If you've been reading this blog for awhile, you may have noticed that we've given a lot of the-stuff-formerly-known-as-ink to maple syrup. We've written about how it's made, how to turn it into a sticky taffy by pouring it on snow, maple creemees, vodka made from fermented maple sap, even an entire alphabet of ways to eat the stuff. It's a geographical bias, I'm afraid; my former co-blogger, Amanda, grew up in Vermont, and I live just across Lake Champlain from the state. Pretty much the only exciting thing happening in the Northeast in March is that the maple sap is (usually) running.

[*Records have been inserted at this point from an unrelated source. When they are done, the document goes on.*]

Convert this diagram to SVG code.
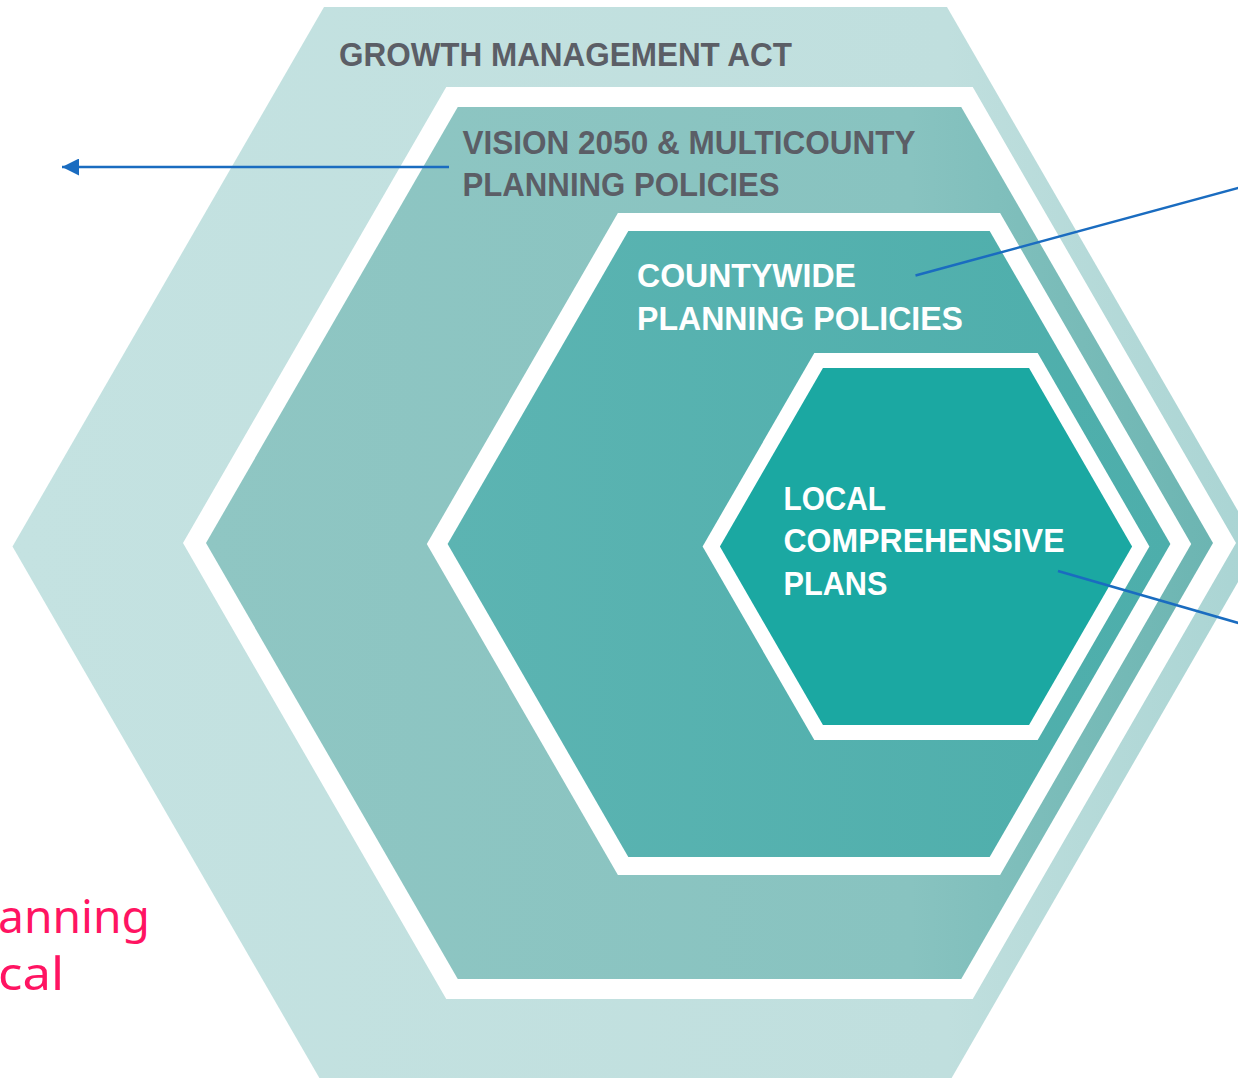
<svg xmlns="http://www.w3.org/2000/svg" width="1238" height="1078" viewBox="0 0 1238 1078">
<style>
.w{fill:#ffffff}
.lbl{font-family:"Liberation Sans",Arial,sans-serif;font-weight:bold;font-size:33px}
.dark{fill:#5b5e66}
.light{fill:#ffffff}
.pink{font-family:"Noto Sans","Open Sans",sans-serif;font-size:46px;fill:#ff1462}
.conn{stroke:#1a6cc0;stroke-width:2.5;fill:none}
</style>
<defs>
<linearGradient id="g1" x1="0" y1="0" x2="1" y2="0">
<stop offset="0" stop-color="#c4e2e1"/>
<stop offset="0.75" stop-color="#c0dfde"/>
<stop offset="1" stop-color="#a9d4d3"/>
</linearGradient>
<linearGradient id="g2" x1="0" y1="0" x2="1" y2="0">
<stop offset="0" stop-color="#8fc6c3"/>
<stop offset="0.7" stop-color="#88c3c0"/>
<stop offset="1" stop-color="#6cb5b2"/>
</linearGradient>
<linearGradient id="g3" x1="0" y1="0" x2="1" y2="0">
<stop offset="0" stop-color="#5cb4b2"/>
<stop offset="1" stop-color="#4daeab"/>
</linearGradient>
<marker id="ah" markerUnits="userSpaceOnUse" markerWidth="17" markerHeight="17" refX="17" refY="8.5" orient="auto">
<path d="M0,0 L17,8.5 L0,17 z" fill="#1a6cc0"/>
</marker>
</defs>
<rect width="1238" height="1078" fill="#ffffff"/>
<g id="growth-management-act">
<polygon points="12.5,546.5 324,7 947,7 1258.5,546.5 947,1086 324,1086" fill="url(#g1)"/>
<text class="lbl dark" x="339" y="66" textLength="453" lengthAdjust="spacingAndGlyphs">GROWTH MANAGEMENT ACT</text>
</g>
<g id="vision-2050">
<polygon class="w" points="183,543 446.25,87 972.75,87 1236,543 972.75,999 446.25,999"/>
<polygon points="206,543 457.75,107 961.25,107 1213,543 961.25,979 457.75,979" fill="url(#g2)"/>
<text class="lbl dark" x="462.5" y="153.5" textLength="453" lengthAdjust="spacingAndGlyphs">VISION 2050 &amp; MULTICOUNTY</text>
<text class="lbl dark" x="462.5" y="196" textLength="317" lengthAdjust="spacingAndGlyphs">PLANNING POLICIES</text>
</g>
<g id="countywide">
<polygon class="w" points="426.8,544 617.9,213 1000.1,213 1191.2,544 1000.1,875 617.9,875"/>
<polygon points="447.6,544 628.3,231 989.7,231 1170.4,544 989.7,857 628.3,857" fill="url(#g3)"/>
<text class="lbl light" x="637" y="286.5" textLength="219" lengthAdjust="spacingAndGlyphs">COUNTYWIDE</text>
<text class="lbl light" x="637" y="330" textLength="326" lengthAdjust="spacingAndGlyphs">PLANNING POLICIES</text>
</g>
<g id="local-plans">
<polygon class="w" points="702.6,546.5 814.3,353 1037.7,353 1149.4,546.5 1037.7,740 814.3,740"/>
<polygon points="719.9,546.5 822.95,368 1029.05,368 1132.1,546.5 1029.05,725 822.95,725" fill="#1ba8a2"/>
<text class="lbl light" x="783.5" y="509.5" textLength="102.5" lengthAdjust="spacingAndGlyphs">LOCAL</text>
<text class="lbl light" x="783.5" y="552" textLength="281" lengthAdjust="spacingAndGlyphs">COMPREHENSIVE</text>
<text class="lbl light" x="783.5" y="594.5" textLength="104" lengthAdjust="spacingAndGlyphs">PLANS</text>
</g>
<g id="side-text">
<text class="pink" x="-2" y="933" textLength="152" lengthAdjust="spacingAndGlyphs">anning</text>
<text class="pink" x="-2" y="990" textLength="66" lengthAdjust="spacingAndGlyphs">cal</text>
</g>
<g id="connectors">
<line class="conn" x1="449" y1="167" x2="62" y2="167" marker-end="url(#ah)"/>
<line class="conn" x1="915.5" y1="275.5" x2="1240" y2="187.5"/>
<line class="conn" x1="1058" y1="571" x2="1240" y2="623.5"/>
</g>
</svg>
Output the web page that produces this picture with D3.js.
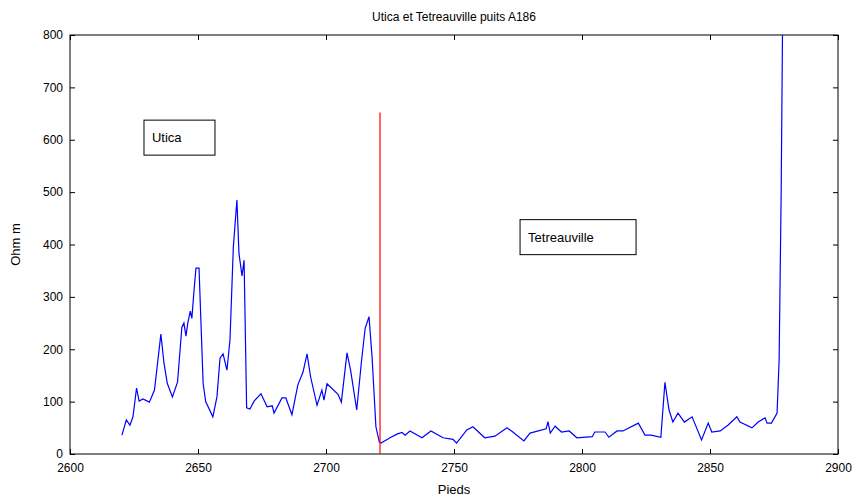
<!DOCTYPE html>
<html><head><meta charset="utf-8">
<script src="https://cdn.jsdelivr.net/npm/d3@7"></script>
<style>body{margin:0;background:#fff}text{font-family:"Liberation Sans",Arial,sans-serif}</style>
</head><body><svg id="c" width="860" height="499"></svg>
<script>
var depth = [2620.3,2622,2623.4,2624.6,2626,2627,2628.5,2631,2633,2635.5,2636.7,2638,2640,2642,2643.7,2644.5,2645.3,2646,2647,2647.6,2648.4,2649.2,2650.4,2652,2653,2655.8,2657.4,2658.6,2659.8,2661.3,2662.5,2663.8,2665.2,2666,2667.2,2668,2669,2670.3,2671.9,2674.6,2677,2679,2679.7,2682.8,2684.3,2686.7,2689,2691,2692.6,2694,2696.5,2698.4,2699.2,2700.4,2704.7,2706,2708.2,2709.6,2712,2713.9,2715.3,2716.8,2718,2719.5,2720.8,
  2721.5,2725,2727.7,2729.7,2730.9,2732.8,2737.5,2741,2745.7,2749.6,2751,2755,2757.4,2762,2766,2770.7,2773,2777.3,2779.7,2786,2786.7,2787.6,2789.5,2792,2795,2798,2804,2805,2809,2810.5,2813.7,2816,2822,2824.6,2827,2830.8,2832.4,2834,2835.5,2837.5,2840,2843,2846.7,2849.3,2850.7,2854,2857,2860.5,2861.7,2866.4,2868.8,2871.5,2872.3,2874,2876.2,2877,2877.8,2878.4];
var ohm = [36,65,55,71,126,101,105,99,122,229,174,135,109,137,242,250,225,250,273,259,309,355,355,135,100,71,109,183,191,160,218,395,485,383,340,370,88,86,101,115,90,92,78,107,107,75,132,156,191,147,93,122,103,134,114,99,193,160,84,179,240,262,185,52,23,
  21,31,38,41,36,44,31,44,31,28,21,46,52,31,34,50,42,25,40,48,62,40,53,42,44,31,33,42,42,32,44,44,59,36,36,32,137,84,61,78,61,71,27,59,42,44,55,71,61,50,61,69,59,59,78,179,500,850];
var xTicks = [2600,2650,2700,2750,2800,2850,2900];
var yTicks = [0,100,200,300,400,500,600,700,800];
var boundary = {depth: 2721.1, top: 652};
var labels = [{text:"Utica", d:2628.9, v:605, w:71}, {text:"Tetreauville", d:2775.8, v:415, w:116}];

var svg = d3.select("#c"), L = 70, R = 838, T = 35, B = 454;
var x = d3.scaleLinear().domain([2600,2900]).range([L,R]);
var y = d3.scaleLinear().domain([0,800]).range([B,T]);

svg.append("clipPath").attr("id","clip").append("rect").attr("x",L).attr("y",T).attr("width",R-L).attr("height",B-T);

// axes, ticks inward
svg.append("g").attr("transform","translate(0,"+B+")")
  .call(d3.axisBottom(x).tickValues(xTicks).tickFormat(d3.format("d")).tickSizeInner(-5).tickSizeOuter(0).tickPadding(9));
svg.append("g").attr("transform","translate("+L+",0)")
  .call(d3.axisLeft(y).tickValues(yTicks).tickSizeInner(-5).tickSizeOuter(0).tickPadding(7));
svg.append("g").attr("transform","translate(0,"+T+")").call(d3.axisTop(x).tickValues(xTicks).tickFormat("").tickSizeInner(-5).tickSizeOuter(0));
svg.append("g").attr("transform","translate("+R+",0)").call(d3.axisRight(y).tickValues(yTicks).tickFormat("").tickSizeInner(-5).tickSizeOuter(0));
svg.selectAll(".domain").remove();
svg.selectAll(".tick text").attr("font-size",12).attr("fill","#000").attr("font-family","Liberation Sans, Arial");
svg.append("rect").attr("x",L).attr("y",T).attr("width",R-L).attr("height",B-T).attr("fill","none").attr("stroke","#000");

var line = d3.line().x(function(d,i){return x(depth[i]);}).y(function(d){return y(d);});
svg.append("path").datum(ohm).attr("clip-path","url(#clip)").attr("d",line).attr("fill","none").attr("stroke","#0000ff").attr("stroke-width",1.2);

svg.append("line").attr("x1",x(boundary.depth)).attr("x2",x(boundary.depth)).attr("y1",y(0)).attr("y2",y(boundary.top)).attr("stroke","#ff0000").attr("stroke-width",1.2);

labels.forEach(function(l){
  svg.append("rect").attr("x",x(l.d)).attr("y",y(l.v)-17).attr("width",l.w).attr("height",35).attr("fill","#fff").attr("stroke","#000");
  svg.append("text").attr("x",x(l.d)+8).attr("y",y(l.v)+5).attr("font-size",13).text(l.text);
});

svg.append("text").attr("x",(L+R)/2).attr("y",21).attr("text-anchor","middle").attr("font-size",12).text("Utica et Tetreauville puits A186");
svg.append("text").attr("x",(L+R)/2).attr("y",494).attr("text-anchor","middle").attr("font-size",13).text("Pieds");
svg.append("text").attr("transform","translate(20,"+((T+B)/2)+") rotate(-90)").attr("text-anchor","middle").attr("font-size",13).text("Ohm m");
</script></body></html>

Although I moved here from a non-maple-producing state, I sometimes forget how little thought the rest of the country, and world, gives to maple syrup. I was reminded of this recently during my visit to Australia, when someone commented that he didn't understand why Americans were always going on about how much better their maple syrup is. I was a little baffled by his remark—I thought there were no sugar maples in the southern hemisphere—until a few days later, at breakfast, when our host put a bottle of syrup labeled "maple" in big letters on the table. It was artificially flavored corn syrup, of course, but I realized that a lot of people south of the 40th parallel, much less the equator, don't know the difference.
There is at least one place outside of the United States that might be as maple-mad as New England: South Korea. Except instead of pouring the syrup on pancakes, they're drinking the straight sap, and in surprising quantities. According to a 2009 New York Times article, some Koreans drink as much as five gallons of sap in a sitting from the maple tree they call gorosoe, during a spring ritual that may be thousands of years old. Gorosoe translates to "tree good for the bones," but many Koreans believe its sap is good for all kinds of ailments, including high blood pressure, diabetes and hangovers. They gather for sap-sucking picnics or sit in heated rooms, playing cards and eating salty snacks like dried fish to work up a good thirst.
Health claims haven't been proven, but maple sap is high in vitamins and minerals, including calcium and potassium. Unlike the boiled-down syrup, sap is low in sugar—it takes about 40 gallons of sap to make a gallon of syrup. When I tasted some straight from a tree last year, it was nearly indistinguishable from water, although sugar content varies over the course of the running season. Some people use the sap in place of water for cooking, as Elizabeth Folwell writes in Adirondack Life (excuse the shameless plug for the magazine where I work), in anything from oatmeal to "faux pho" (recipes at link).
Or you can just drink it as a spring tonic, as the South Koreans do. Dried fish not necessary.